» **WHAT YOU HAVE TO DO**: Records follow. Pull out every line that contains "this".

» **PROVIDED RECORDS**:
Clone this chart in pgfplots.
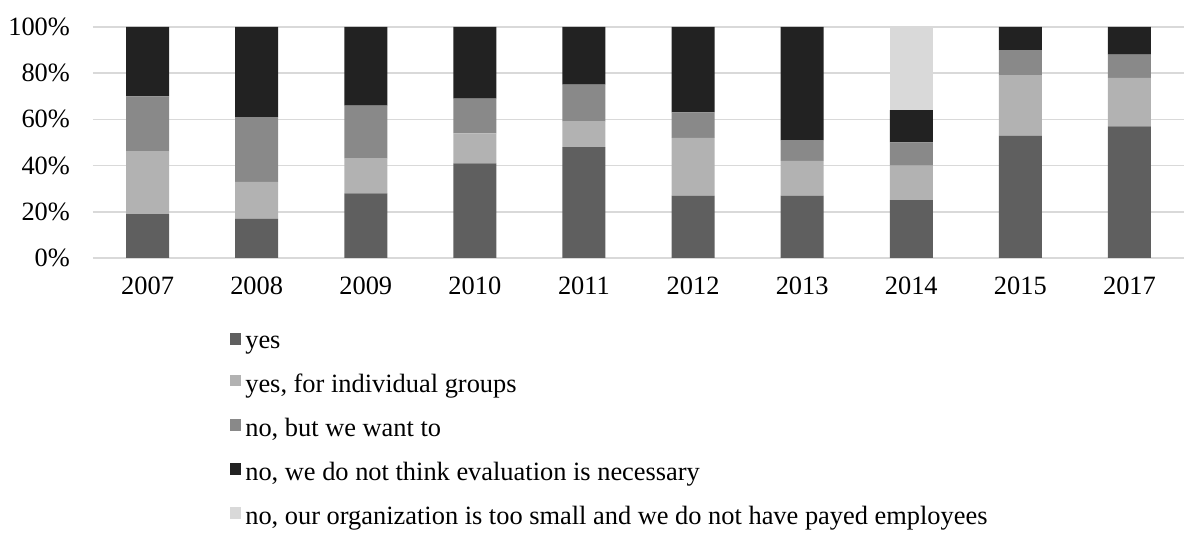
\documentclass[border=0pt]{standalone}
\usepackage{fontspec}
\setmainfont{Liberation Serif}
\usepackage{pgfplots}
\pgfplotsset{compat=1.18}

\definecolor{cYes}{HTML}{5F5F5F}
\definecolor{cInd}{HTML}{B2B2B2}
\definecolor{cWant}{HTML}{898989}
\definecolor{cNot}{HTML}{222222}
\definecolor{cSmall}{HTML}{D9D9D9}
\definecolor{cGrid}{HTML}{D9D9D9}

\begin{document}
\begin{tikzpicture}[font=\rmfamily\fontsize{13.2}{15.8}\selectfont]
\path[use as bounding box] (0,0) rectangle (592pt,267pt);
\begin{axis}[
  at={(46.5pt,138pt)}, anchor=south west,
  scale only axis,
  width=545.5pt, height=115.5pt,
  ybar stacked,
  bar width=21.5pt,
  xmin=-0.5, xmax=9.5,
  ymin=0, ymax=100,
  xtick=data,
  xticklabels={2007,2008,2009,2010,2011,2012,2013,2014,2015,2017},
  ytick={0,20,40,60,80,100},
  yticklabels={0\%,20\%,40\%,60\%,80\%,100\%},
  axis x line*=bottom, axis y line*=left,
  axis line style={draw=none},
  ymajorgrids,
  grid style={cGrid, line width=0.8pt},
  major tick length=0pt,
  tick label style={font=\rmfamily\fontsize{13.2}{15.8}\selectfont},
  yticklabel style={xshift=-8pt},
  xticklabel style={yshift=-6pt},
  legend style={at={(0.12,-0.30)}, anchor=north west, draw=none,
    legend cell align=left, row sep=7.4pt,
    font=\rmfamily\fontsize{13.2}{15.8}\selectfont,
    /tikz/every even column/.append style={column sep=0pt}},
  legend image code/.code={\fill[#1] (0pt,-0.8pt) rectangle (5.5pt,5pt);},
]
% yes
\addplot[fill=cYes, draw=none] coordinates
  {(0,19) (1,17) (2,28) (3,41) (4,48) (5,27) (6,27) (7,25) (8,53) (9,57)};
% yes, for individual groups
\addplot[fill=cInd, draw=none] coordinates
  {(0,27) (1,16) (2,15) (3,13) (4,11) (5,25) (6,15) (7,15) (8,26) (9,21)};
% no, but we want to
\addplot[fill=cWant, draw=none] coordinates
  {(0,24) (1,28) (2,23) (3,15) (4,16) (5,11) (6,9) (7,10) (8,11) (9,10)};
% no, we do not think evaluation is necessary
\addplot[fill=cNot, draw=none] coordinates
  {(0,30) (1,39) (2,34) (3,31) (4,25) (5,37) (6,49) (7,14) (8,10) (9,12)};
% no, our organization is too small
\addplot[fill=cSmall, draw=none] coordinates
  {(0,0) (1,0) (2,0) (3,0) (4,0) (5,0) (6,0) (7,36) (8,0) (9,0)};
\legend{yes, {yes, for individual groups}, {no, but we want to},
  {no, we do not think evaluation is necessary},
  {no, our organization is too small and we do not have payed employees}}
\end{axis}
\end{tikzpicture}
\end{document}
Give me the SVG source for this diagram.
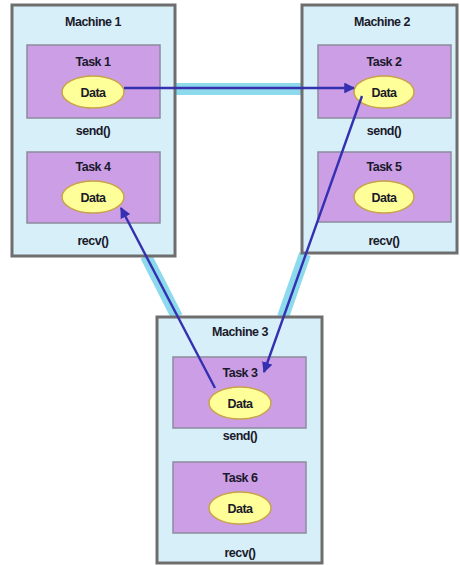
<svg xmlns="http://www.w3.org/2000/svg" width="460" height="565" viewBox="0 0 460 565">
<defs>
<style>
.machine{fill:#d6eff9;stroke:#6e6e6e;stroke-width:3}
.task{fill:#cb9ee6;stroke:#8c8c9c;stroke-width:1.5}
.data{fill:#ffff99;stroke:#c9a24a;stroke-width:1.5}
text{font-family:"Liberation Sans",Arial,sans-serif;font-weight:bold;font-size:12.5px;fill:#1a1a2a;text-anchor:middle;letter-spacing:-0.5px}
.band{stroke:#7fd6ea;stroke-width:12;fill:none;opacity:0.9}
.arrow{stroke:#3430b0;stroke-width:2.4;fill:none;marker-end:url(#ah)}
</style>
<marker id="ah" viewBox="0 0 10 10" refX="9" refY="5" markerWidth="4.5" markerHeight="4.5" orient="auto" markerUnits="strokeWidth">
<path d="M0,0 L10,5 L0,10 z" fill="#3430b0"/>
</marker>
</defs>
<rect width="460" height="565" fill="#ffffff"/>
<g id="bands">
<line class="band" x1="176" y1="89" x2="302" y2="89"/>
<line class="band" x1="146" y1="256" x2="177" y2="317"/>
<line class="band" x1="305" y1="254" x2="283" y2="317"/>
</g>
<g id="machine1">
<rect class="machine" x="12" y="5" width="163" height="251"/>
<text x="93" y="26">Machine 1</text>
<g id="task1">
<rect class="task" x="27" y="45" width="133" height="73"/>
<text x="93" y="66">Task 1</text>
<ellipse class="data" cx="93" cy="92" rx="31" ry="16"/>
<text x="93" y="97">Data</text>
</g>
<text x="93" y="135">send()</text>
<g id="task4">
<rect class="task" x="27" y="152" width="133" height="71"/>
<text x="93" y="171">Task 4</text>
<ellipse class="data" cx="93" cy="197" rx="31" ry="16"/>
<text x="93" y="202">Data</text>
</g>
<text x="93" y="245">recv()</text>
</g>
<g id="machine2">
<rect class="machine" x="302" y="5" width="155" height="248"/>
<text x="382" y="26">Machine 2</text>
<g id="task2">
<rect class="task" x="318" y="45" width="133" height="73"/>
<text x="384" y="66">Task 2</text>
<ellipse class="data" cx="384" cy="92" rx="30" ry="16"/>
<text x="384" y="97">Data</text>
</g>
<text x="384" y="135">send()</text>
<g id="task5">
<rect class="task" x="318" y="152" width="133" height="70"/>
<text x="384" y="171">Task 5</text>
<ellipse class="data" cx="384" cy="197" rx="30" ry="16"/>
<text x="384" y="202">Data</text>
</g>
<text x="384" y="245">recv()</text>
</g>
<g id="machine3">
<rect class="machine" x="157" y="317" width="165" height="246"/>
<text x="240" y="336">Machine 3</text>
<g id="task3">
<rect class="task" x="173" y="357" width="133" height="71"/>
<text x="240" y="377">Task 3</text>
<ellipse class="data" cx="240" cy="403" rx="31" ry="16"/>
<text x="240" y="408">Data</text>
</g>
<text x="240" y="440">send()</text>
<g id="task6">
<rect class="task" x="173" y="462" width="133" height="71"/>
<text x="240" y="482">Task 6</text>
<ellipse class="data" cx="240" cy="508" rx="31" ry="16"/>
<text x="240" y="513">Data</text>
</g>
<text x="240" y="557">recv()</text>
</g>
<g id="connectors">
<line class="arrow" x1="124" y1="88" x2="354" y2="88"/>
<line class="arrow" x1="362" y1="96" x2="264" y2="372"/>
<line class="arrow" x1="215" y1="388" x2="121" y2="208"/>
</g>
</svg>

» **EXERCISE RESULT**:
Clone this chart in pgfplots.
Give me the SVG source for this diagram.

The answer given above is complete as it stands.